TASK. Give back the records below exactly, every one, with no pictures.

DATA EXTRACT.
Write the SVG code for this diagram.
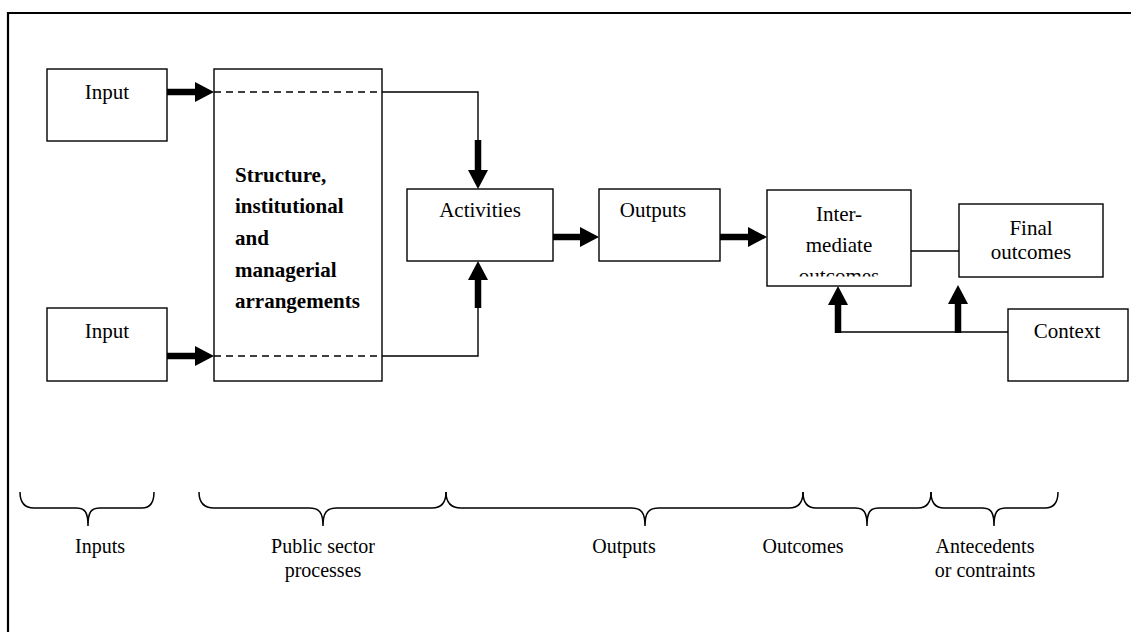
<svg xmlns="http://www.w3.org/2000/svg" width="1131" height="632" viewBox="0 0 1131 632">
<style>
.box{fill:#fff;stroke:#000;stroke-width:1.4}
.t{font-family:"Liberation Serif","Times New Roman",serif;font-size:21px;fill:#000}
.l{font-size:20px}
.c{text-anchor:middle}
.b{font-weight:bold}
.thin{fill:none;stroke:#000;stroke-width:1.4}
.dash{fill:none;stroke:#000;stroke-width:1.4;stroke-dasharray:7 5}
.thick{fill:none;stroke:#000;stroke-width:6.5}
.brace{fill:none;stroke:#000;stroke-width:1.5}
</style>
<defs>
<marker id="ah" markerUnits="userSpaceOnUse" markerWidth="19" markerHeight="20" refX="0" refY="10" orient="auto" viewBox="0 0 19 20">
<path d="M0,0 L19,10 L0,20 Z" fill="#000"/>
</marker>
<clipPath id="interClip"><rect x="767" y="190" width="144" height="86.5"/></clipPath>
</defs>
<rect width="1131" height="632" fill="#fff"/>
<path d="M8,632 V13 H1131" fill="none" stroke="#000" stroke-width="2.2"/>

<g id="input1"><rect class="box" x="47" y="69" width="120" height="72"/><text class="t c" x="107" y="99">Input</text></g>
<g id="input2"><rect class="box" x="47" y="308" width="120" height="73"/><text class="t c" x="107" y="338">Input</text></g>
<g id="structure"><rect class="box" x="214" y="69" width="168" height="312"/>
<text class="t b" x="235" y="182">Structure,</text>
<text class="t b" x="235" y="213">institutional</text>
<text class="t b" x="235" y="245">and</text>
<text class="t b" x="235" y="277">managerial</text>
<text class="t b" x="235" y="308">arrangements</text></g>
<g id="activities"><rect class="box" x="407" y="189" width="146" height="72"/><text class="t c" x="480" y="217">Activities</text></g>
<g id="outputs"><rect class="box" x="599" y="189" width="121" height="72"/><text class="t c" x="653" y="217">Outputs</text></g>
<g id="intermediate"><rect class="box" x="767" y="190" width="144" height="96"/>
<g clip-path="url(#interClip)"><text class="t c" x="839" y="221">Inter-</text><text class="t c" x="839" y="252">mediate</text><text class="t c" x="839" y="283">outcomes</text></g></g>
<g id="final"><rect class="box" x="959" y="204" width="144" height="73"/><text class="t c" x="1031" y="235">Final</text><text class="t c" x="1031" y="259">outcomes</text></g>
<g id="context"><rect class="box" x="1008" y="309" width="120" height="72"/><text class="t c" x="1067" y="338">Context</text></g>

<g id="connectors">
<path class="thick" d="M167,92 H195" marker-end="url(#ah)"/>
<path class="thick" d="M167,356 H195" marker-end="url(#ah)"/>
<path class="dash" d="M214,92 H382"/>
<path class="dash" d="M214,356 H382"/>
<path class="thin" d="M382,92 H478 V141"/>
<path class="thick" d="M478,140 V170" marker-end="url(#ah)"/>
<path class="thin" d="M382,356 H478 V307"/>
<path class="thick" d="M478,308 V280" marker-end="url(#ah)"/>
<path class="thick" d="M553,237 H580" marker-end="url(#ah)"/>
<path class="thick" d="M720,237 H748" marker-end="url(#ah)"/>
<path class="thin" d="M911,251 H959"/>
<path class="thin" d="M1008,332 H838"/>
<path class="thick" d="M838,333 V305" marker-end="url(#ah)"/>
<path class="thick" d="M958,333 V304" marker-end="url(#ah)"/>
</g>

<g id="braces">
<path class="brace" d="M20,492 Q20,508 34,508 H76 C85,508 88,512 88,526 C88,512 91,508 100,508 H142 Q154,508 154,492"/>
<path class="brace" d="M199,492 Q199,508 214,508 H309 C319,508 323,512 323,526 C323,512 327,508 337,508 H432 Q446,508 446,492"/>
<path class="brace" d="M446,492 Q446,508 461,508 H631 C641,508 645,512 645,526 C645,512 649,508 659,508 H789 Q803,508 803,492"/>
<path class="brace" d="M803,492 Q803,508 816,508 H855 C864,508 867,512 867,526 C867,512 870,508 879,508 H918 Q931,508 931,492"/>
<path class="brace" d="M931,492 Q931,508 944,508 H982 C991,508 994,512 994,526 C994,512 997,508 1006,508 H1045 Q1058,508 1058,492"/>
</g>

<g id="labels">
<text class="t l c" x="100" y="553">Inputs</text>
<text class="t l c" x="323" y="553">Public sector</text>
<text class="t l c" x="323" y="577">processes</text>
<text class="t l c" x="624" y="553">Outputs</text>
<text class="t l c" x="803" y="553">Outcomes</text>
<text class="t l c" x="985" y="553">Antecedents</text>
<text class="t l c" x="985" y="577">or contraints</text>
</g>
</svg>
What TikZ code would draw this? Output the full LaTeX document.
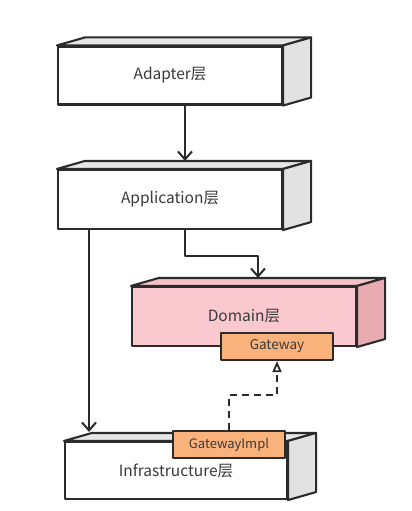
\documentclass[tikz,border=0pt]{standalone}
\usepackage{fontspec}
\setmainfont{Noto Sans CJK SC}
\usetikzlibrary{arrows.meta,calc}
\definecolor{lineC}{HTML}{2B2B2B}
\definecolor{txtC}{HTML}{3A3A3A}
\definecolor{greyTop}{HTML}{E6E6E6}
\definecolor{greySide}{HTML}{E2E2E2}
\definecolor{pinkFront}{HTML}{FAC9CF}
\definecolor{pinkTop}{HTML}{F6C2C8}
\definecolor{pinkSide}{HTML}{E9ABB2}
\definecolor{orangeC}{HTML}{F9B27C}
\newcommand\cuboidfaces[3]{%
  \draw[fill=#2] (#1.north west) -- ($(#1.north west)+(28,-8)$) -- ($(#1.north east)+(28,-8)$) -- (#1.north east) -- cycle;
  \draw[fill=#3] (#1.north east) -- ($(#1.north east)+(28,-8)$) -- ($(#1.south east)+(28,-8)$) -- (#1.south east) -- cycle;}
\begin{document}
\begin{tikzpicture}[x=1pt,y=-1pt,line width=2.1pt,draw=lineC,line join=round,
  front/.style={draw=lineC,fill=white,minimum width=224pt,minimum height=58pt,inner sep=0pt,
    font=\fontsize{15.5}{18}\selectfont,text=txtC},
  port/.style={draw=lineC,fill=orangeC,minimum width=112pt,minimum height=27pt,inner sep=0pt,
    font=\fontsize{13.5}{15}\selectfont,text=txtC},
  arr/.style={draw=lineC,-{Straight Barb[length=8pt,width=14pt,line width=2pt]}},
  darr/.style={draw=lineC,dashed,dash pattern=on 7pt off 5pt,-{Triangle[open,length=11pt,width=9pt,line width=1.8pt]}}]
\useasboundingbox (0,0) rectangle (412,511);
% Adapter
\node[front] (adapter) at (170,75.5) {Adapter层};
\cuboidfaces{adapter}{greyTop}{greySide}
% Application
\node[front,minimum height=59pt] (app) at (170,199.5) {Application层};
\cuboidfaces{app}{greyTop}{greySide}
% Domain
\node[front,fill=pinkFront,minimum height=59pt] (domain) at (244,316.5) {Domain层};
\cuboidfaces{domain}{pinkTop}{pinkSide}
\node[port] (gw) at (277,346.5) {Gateway};
% Infrastructure
\node[front,minimum width=222pt,minimum height=57pt] (infra) at (176,470.5) {\raisebox{-4pt}{Infrastructure层}};
\cuboidfaces{infra}{greyTop}{greySide}
\node[port,font=\fontsize{13}{15}\selectfont] (gwi) at (229,444.5) {GatewayImpl};
% connectors
\draw[arr] ([xshift=15pt]adapter.south) -- ([xshift=15pt,yshift=8pt]app.north);
\draw[arr] ([xshift=15pt]app.south) -- ++(0,26) -| ([xshift=14pt,yshift=8pt]domain.north);
\draw[arr] ([xshift=-81pt]app.south) -- ([xshift=-87pt,yshift=9pt]infra.north);
\draw[darr] (gwi.north) -- ++(0,-35) -| (gw.south);
\end{tikzpicture}
\end{document}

PROBLEM SOLUTION.
Write the SVG code for this diagram.
<svg xmlns="http://www.w3.org/2000/svg" width="1131" height="632" viewBox="0 0 1131 632">
<style>
.box{fill:#fff;stroke:#000;stroke-width:1.4}
.t{font-family:"Liberation Serif","Times New Roman",serif;font-size:21px;fill:#000}
.l{font-size:20px}
.c{text-anchor:middle}
.b{font-weight:bold}
.thin{fill:none;stroke:#000;stroke-width:1.4}
.dash{fill:none;stroke:#000;stroke-width:1.4;stroke-dasharray:7 5}
.thick{fill:none;stroke:#000;stroke-width:6.5}
.brace{fill:none;stroke:#000;stroke-width:1.5}
</style>
<defs>
<marker id="ah" markerUnits="userSpaceOnUse" markerWidth="19" markerHeight="20" refX="0" refY="10" orient="auto" viewBox="0 0 19 20">
<path d="M0,0 L19,10 L0,20 Z" fill="#000"/>
</marker>
<clipPath id="interClip"><rect x="767" y="190" width="144" height="86.5"/></clipPath>
</defs>
<rect width="1131" height="632" fill="#fff"/>
<path d="M8,632 V13 H1131" fill="none" stroke="#000" stroke-width="2.2"/>

<g id="input1"><rect class="box" x="47" y="69" width="120" height="72"/><text class="t c" x="107" y="99">Input</text></g>
<g id="input2"><rect class="box" x="47" y="308" width="120" height="73"/><text class="t c" x="107" y="338">Input</text></g>
<g id="structure"><rect class="box" x="214" y="69" width="168" height="312"/>
<text class="t b" x="235" y="182">Structure,</text>
<text class="t b" x="235" y="213">institutional</text>
<text class="t b" x="235" y="245">and</text>
<text class="t b" x="235" y="277">managerial</text>
<text class="t b" x="235" y="308">arrangements</text></g>
<g id="activities"><rect class="box" x="407" y="189" width="146" height="72"/><text class="t c" x="480" y="217">Activities</text></g>
<g id="outputs"><rect class="box" x="599" y="189" width="121" height="72"/><text class="t c" x="653" y="217">Outputs</text></g>
<g id="intermediate"><rect class="box" x="767" y="190" width="144" height="96"/>
<g clip-path="url(#interClip)"><text class="t c" x="839" y="221">Inter-</text><text class="t c" x="839" y="252">mediate</text><text class="t c" x="839" y="283">outcomes</text></g></g>
<g id="final"><rect class="box" x="959" y="204" width="144" height="73"/><text class="t c" x="1031" y="235">Final</text><text class="t c" x="1031" y="259">outcomes</text></g>
<g id="context"><rect class="box" x="1008" y="309" width="120" height="72"/><text class="t c" x="1067" y="338">Context</text></g>

<g id="connectors">
<path class="thick" d="M167,92 H195" marker-end="url(#ah)"/>
<path class="thick" d="M167,356 H195" marker-end="url(#ah)"/>
<path class="dash" d="M214,92 H382"/>
<path class="dash" d="M214,356 H382"/>
<path class="thin" d="M382,92 H478 V141"/>
<path class="thick" d="M478,140 V170" marker-end="url(#ah)"/>
<path class="thin" d="M382,356 H478 V307"/>
<path class="thick" d="M478,308 V280" marker-end="url(#ah)"/>
<path class="thick" d="M553,237 H580" marker-end="url(#ah)"/>
<path class="thick" d="M720,237 H748" marker-end="url(#ah)"/>
<path class="thin" d="M911,251 H959"/>
<path class="thin" d="M1008,332 H838"/>
<path class="thick" d="M838,333 V305" marker-end="url(#ah)"/>
<path class="thick" d="M958,333 V304" marker-end="url(#ah)"/>
</g>

<g id="braces">
<path class="brace" d="M20,492 Q20,508 34,508 H76 C85,508 88,512 88,526 C88,512 91,508 100,508 H142 Q154,508 154,492"/>
<path class="brace" d="M199,492 Q199,508 214,508 H309 C319,508 323,512 323,526 C323,512 327,508 337,508 H432 Q446,508 446,492"/>
<path class="brace" d="M446,492 Q446,508 461,508 H631 C641,508 645,512 645,526 C645,512 649,508 659,508 H789 Q803,508 803,492"/>
<path class="brace" d="M803,492 Q803,508 816,508 H855 C864,508 867,512 867,526 C867,512 870,508 879,508 H918 Q931,508 931,492"/>
<path class="brace" d="M931,492 Q931,508 944,508 H982 C991,508 994,512 994,526 C994,512 997,508 1006,508 H1045 Q1058,508 1058,492"/>
</g>

<g id="labels">
<text class="t l c" x="100" y="553">Inputs</text>
<text class="t l c" x="323" y="553">Public sector</text>
<text class="t l c" x="323" y="577">processes</text>
<text class="t l c" x="624" y="553">Outputs</text>
<text class="t l c" x="803" y="553">Outcomes</text>
<text class="t l c" x="985" y="553">Antecedents</text>
<text class="t l c" x="985" y="577">or contraints</text>
</g>
</svg>
What TikZ code would draw this? Output the full LaTeX document.
\documentclass[tikz,border=0pt]{standalone}
\usepackage{fontspec}
\setmainfont{Noto Sans CJK SC}
\usetikzlibrary{arrows.meta,calc}
\definecolor{lineC}{HTML}{2B2B2B}
\definecolor{txtC}{HTML}{3A3A3A}
\definecolor{greyTop}{HTML}{E6E6E6}
\definecolor{greySide}{HTML}{E2E2E2}
\definecolor{pinkFront}{HTML}{FAC9CF}
\definecolor{pinkTop}{HTML}{F6C2C8}
\definecolor{pinkSide}{HTML}{E9ABB2}
\definecolor{orangeC}{HTML}{F9B27C}
\newcommand\cuboidfaces[3]{%
  \draw[fill=#2] (#1.north west) -- ($(#1.north west)+(28,-8)$) -- ($(#1.north east)+(28,-8)$) -- (#1.north east) -- cycle;
  \draw[fill=#3] (#1.north east) -- ($(#1.north east)+(28,-8)$) -- ($(#1.south east)+(28,-8)$) -- (#1.south east) -- cycle;}
\begin{document}
\begin{tikzpicture}[x=1pt,y=-1pt,line width=2.1pt,draw=lineC,line join=round,
  front/.style={draw=lineC,fill=white,minimum width=224pt,minimum height=58pt,inner sep=0pt,
    font=\fontsize{15.5}{18}\selectfont,text=txtC},
  port/.style={draw=lineC,fill=orangeC,minimum width=112pt,minimum height=27pt,inner sep=0pt,
    font=\fontsize{13.5}{15}\selectfont,text=txtC},
  arr/.style={draw=lineC,-{Straight Barb[length=8pt,width=14pt,line width=2pt]}},
  darr/.style={draw=lineC,dashed,dash pattern=on 7pt off 5pt,-{Triangle[open,length=11pt,width=9pt,line width=1.8pt]}}]
\useasboundingbox (0,0) rectangle (412,511);
% Adapter
\node[front] (adapter) at (170,75.5) {Adapter层};
\cuboidfaces{adapter}{greyTop}{greySide}
% Application
\node[front,minimum height=59pt] (app) at (170,199.5) {Application层};
\cuboidfaces{app}{greyTop}{greySide}
% Domain
\node[front,fill=pinkFront,minimum height=59pt] (domain) at (244,316.5) {Domain层};
\cuboidfaces{domain}{pinkTop}{pinkSide}
\node[port] (gw) at (277,346.5) {Gateway};
% Infrastructure
\node[front,minimum width=222pt,minimum height=57pt] (infra) at (176,470.5) {\raisebox{-4pt}{Infrastructure层}};
\cuboidfaces{infra}{greyTop}{greySide}
\node[port,font=\fontsize{13}{15}\selectfont] (gwi) at (229,444.5) {GatewayImpl};
% connectors
\draw[arr] ([xshift=15pt]adapter.south) -- ([xshift=15pt,yshift=8pt]app.north);
\draw[arr] ([xshift=15pt]app.south) -- ++(0,26) -| ([xshift=14pt,yshift=8pt]domain.north);
\draw[arr] ([xshift=-81pt]app.south) -- ([xshift=-87pt,yshift=9pt]infra.north);
\draw[darr] (gwi.north) -- ++(0,-35) -| (gw.south);
\end{tikzpicture}
\end{document}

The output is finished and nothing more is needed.